Thursday, September 6, 2012

The Rhetorical Situation: Response (It was late and I was tired.)


Rhetoric is created when a person has an exigence, an urgent matter that needs attention. So a question is asked that creates a discourse opening the listeners mind up to the point of view of the asker. Bitzer says rhetoric is used to persuade a reader by never actually asking the audience to change. This paper has rocked my world. We live in a world where we are constantly told what to do and why. We are never given the option to see the other point of view. Rhetoric gives us just that, its whole purpose is to get us to negate our fidelity and open us up to a different perspective.
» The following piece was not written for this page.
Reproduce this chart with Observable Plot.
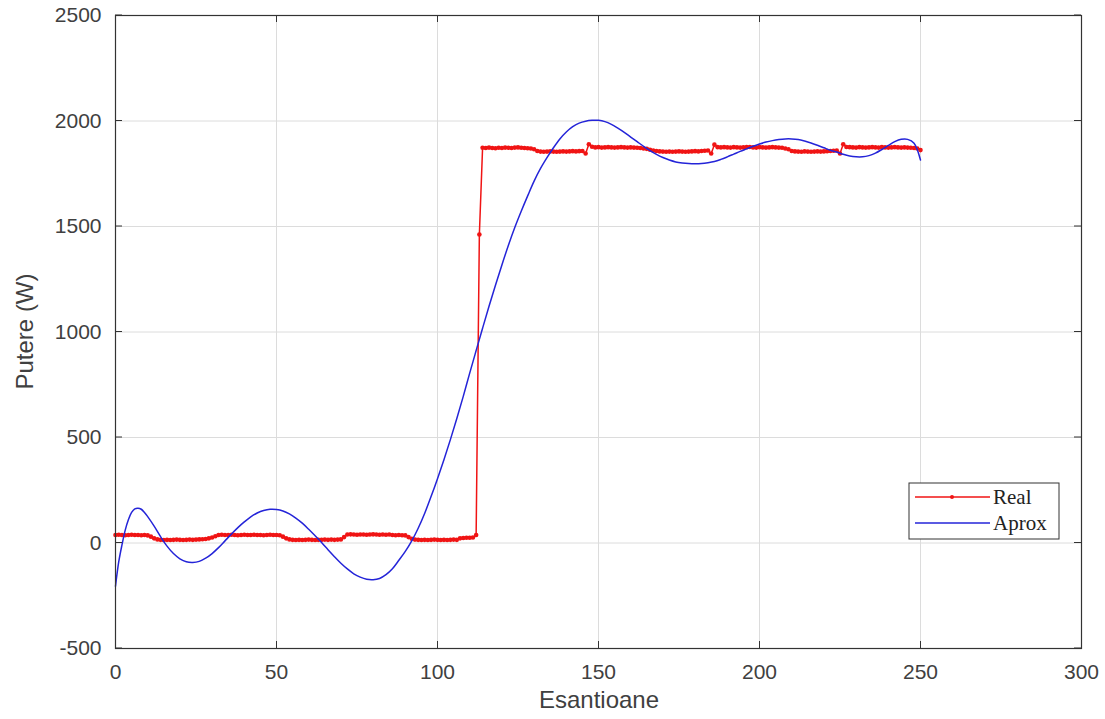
<!DOCTYPE html>
<html>
<head>
<meta charset="utf-8">
<script src="https://cdn.jsdelivr.net/npm/d3@7"></script>
<script src="https://cdn.jsdelivr.net/npm/@observablehq/plot@0.6"></script>
<style>
  html, body { margin: 0; padding: 0; background: #ffffff; }
  #chart { position: relative; width: 1105px; height: 719px; }
</style>
</head>
<body>
<div id="chart"></div>
<script>
// ---- data ----
const xTicks = [0, 50, 100, 150, 200, 250, 300];
const yTicks = [-500, 0, 500, 1000, 1500, 2000, 2500];
const xLabel = "Esantioane";
const yLabel = "Putere (W)";
const legendNames = ["Real", "Aprox"];

// Real series: one value per sample, sample index 0..250
const realValues = [
  38,39,38,37,38,39,38,38,37,38,36,
  30,22,17,
  15,14,15,14,15,16,15,14,15,16,15,16,17,18,19,
  22,26,32,
  38,39,38,38,39,38,37,38,39,38,38,39,38,38,37,38,39,38,38,37,
  30,22,17,15,
  14,15,14,15,16,15,14,15,15,16,15,16,15,16,17,
  28,
  40,41,40,39,40,40,39,40,41,40,39,40,39,40,38,37,38,37,36,
  28,20,16,
  15,14,15,14,15,16,15,14,15,14,15,16,15,
  22,24,25,25,26,
  38,1462,
  1873,1872,1874,1872,1871,1873,1872,1874,1873,1872,1874,1875,1873,1872,1871,1870,1866,
  1858,1855,1854,1855,1856,1855,1854,1855,1856,1855,1856,1857,1856,1857,1858,
  1846,1890,1878,
  1875,1876,1874,1875,1876,1875,1874,1875,1876,1875,1874,1875,1874,1873,1872,1870,1868,1864,1860,1858,
  1856,1855,1854,1855,1854,1855,1856,1855,1854,1855,1856,1857,1856,1858,1859,1860,
  1846,1888,1876,
  1875,1876,1875,1874,1876,1875,1874,1875,1876,1877,1875,1874,1876,1875,1874,1875,1876,1875,1874,1873,1870,1866,
  1858,1856,1855,1854,1856,1855,1854,1855,1856,1855,1856,1857,1858,1859,1860,
  1846,1890,1877,
  1876,1875,1874,1876,1875,1874,1875,1876,1875,1874,1876,1875,1874,1875,1876,1875,1874,1875,1874,1873,1872,1870,1862
];

// Aprox series
const aproxX = [0,1,2,3,4,5,6,7,8,9,10,12,14,16,18,20,22,24,26,28,30,32,34,36,38,40,42,44,46,48,50,52,54,56,58,60,62,64,66,68,70,72,74,76,78,80,82,84,86,88,90,92,94,96,98,100,102,104,106,108,110,112,114,116,118,120,122,124,126,128,130,132,134,136,138,140,142,144,146,148,150,152,154,156,158,160,162,164,166,168,170,172,174,176,178,180,182,184,186,188,190,192,194,196,198,200,202,204,206,208,210,212,214,216,218,220,222,224,226,228,230,232,234,236,238,240,242,244,246,248,250];
const aproxY = [-205,-90,-10,60,110,145,162,165,160,145,125,80,30,-15,-50,-75,-89,-92,-87,-72,-50,-22,10,42,73,100,124,142,154,160,159,152,138,118,94,65,34,2,-32,-65,-96,-123,-146,-162,-172,-174,-168,-150,-122,-82,-40,10,70,140,220,305,395,490,590,695,805,912,1018,1122,1222,1318,1410,1495,1572,1645,1715,1775,1826,1873,1915,1948,1973,1990,1999,2003,2003,1997,1984,1966,1946,1924,1902,1880,1860,1842,1827,1815,1806,1801,1798,1797,1798,1802,1808,1818,1830,1843,1856,1868,1880,1891,1900,1907,1912,1915,1915,1912,1905,1896,1885,1873,1861,1853,1842,1834,1830,1830,1836,1848,1865,1884,1902,1913,1913,1895,1815];

const real = realValues.map((v, i) => ({x: i, y: v}));
const aprox = aproxX.map((x, i) => ({x, y: aproxY[i]}));

// ---- chart ----
const W = 1105, H = 719;
const mL = 115, mR = 24, mT = 15, mB = 71;
const innerH = H - mT - mB;
const red = "#f01414";
const blue = "#2424d8";
const textColor = "#404040";

const chart = Plot.plot({
  width: W, height: H,
  marginLeft: mL, marginRight: mR, marginTop: mT, marginBottom: mB,
  style: {fontFamily: "'Liberation Sans', Arial, sans-serif", fontSize: "21px", color: textColor, background: "white", overflow: "visible"},
  x: {domain: [0, 300], label: null},
  y: {domain: [-500, 2500], label: null},
  marks: [
    Plot.gridX(xTicks, {stroke: "#dcdcdc", strokeOpacity: 1, strokeWidth: 1}),
    Plot.gridY(yTicks, {stroke: "#dcdcdc", strokeOpacity: 1, strokeWidth: 1}),
    Plot.tickX(xTicks, {x: d => d, stroke: "#333", insetTop: innerH - 7}),
    Plot.tickX(xTicks, {x: d => d, stroke: "#333", insetBottom: innerH - 7}),
    Plot.axisX(xTicks, {tickSize: 0, tickPadding: 16, fontSize: 21, fill: textColor, label: null, tickFormat: d => String(d)}),
    Plot.axisY(yTicks, {tickSize: 0, tickPadding: 14, fontSize: 21, fill: textColor, label: null, tickFormat: d => String(d)}),
    Plot.line(real, {x: "x", y: "y", stroke: red, strokeWidth: 1.5}),
    Plot.dot(real, {x: "x", y: "y", fill: red, r: 2.3, stroke: "none"}),
    Plot.line(aprox, {x: "x", y: "y", stroke: blue, strokeWidth: 1.5, curve: "catmull-rom"}),
    Plot.frame({stroke: "#333", strokeWidth: 1.2})
  ]
});

document.getElementById("chart").appendChild(chart);

// y ticks inward on left and right sides
const svg = d3.select(chart);
const yS = chart.scale("y");
const gT = svg.append("g").attr("stroke", "#333").attr("stroke-width", 1);
yTicks.forEach(t => {
  const yy = yS.apply(t);
  gT.append("line").attr("x1", mL).attr("x2", mL + 7).attr("y1", yy).attr("y2", yy);
  gT.append("line").attr("x1", W - mR - 7).attr("x2", W - mR).attr("y1", yy).attr("y2", yy);
});

// axis titles
svg.append("text")
  .attr("x", (mL + W - mR) / 2 + 1).attr("y", 708)
  .attr("text-anchor", "middle")
  .attr("font-size", 24).attr("fill", textColor)
  .text(xLabel);
svg.append("text")
  .attr("transform", `translate(33, ${(mT + H - mB) / 2}) rotate(-90)`)
  .attr("text-anchor", "middle")
  .attr("font-size", 24).attr("fill", textColor)
  .text(yLabel);

// legend
const lg = svg.append("g").attr("font-family", "'Liberation Serif', 'Times New Roman', serif").attr("font-size", 21);
lg.append("rect").attr("x", 909).attr("y", 483).attr("width", 150).attr("height", 56)
  .attr("fill", "white").attr("stroke", "#333").attr("stroke-width", 1);
const entries = [{name: legendNames[0], color: red, y: 497, dot: true}, {name: legendNames[1], color: blue, y: 523, dot: false}];
entries.forEach(e => {
  lg.append("line").attr("x1", 915).attr("x2", 990).attr("y1", e.y).attr("y2", e.y)
    .attr("stroke", e.color).attr("stroke-width", 1.3);
  if (e.dot) lg.append("circle").attr("cx", 952).attr("cy", e.y).attr("r", 2).attr("fill", e.color);
  lg.append("text").attr("x", 993).attr("y", e.y + 7).attr("text-anchor", "start").attr("fill", "#222").text(e.name);
});
</script>
</body>
</html>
The rhetorical question we are asked is supposed to sub-consciously make us see/understand something the listener does not believe in.  A rhetorical situation is technically not real, it is one polarized scenario created to avoid said scenario. Rhetoric is amazing though because ideally it is used to shift a stance from a negative to a positive. Though a rhetorical position or view is always going to be positive whether it is or is not. Looking again to the world we live in we see that everywhere. Everything is made to look beneficial to us by using one form of rhetoric or another.  A better example is in the Mad Men clip we saw, which basically said “Smoking is dangerous. So is driving a car. So is smoking really that dangerous.” Or “Our tobacco isn’t as bad as the other guys because our tobacco is toasted”. One other great example of rhetoric is in Albert Camus’ “The Myth of Sisyphus” where he argues that even though Sisyphus is suffering eternal damnation he is in fact happy. I find that rhetoric is a good thing, in the right hands, which I know is very subjective from person to person. I also find that it is a part of life, and always will be in our imperfect world. It is cool to think about a perfect world where rhetoric would be non-existent, because there would be no need for it. That’s just fantasy I suppose.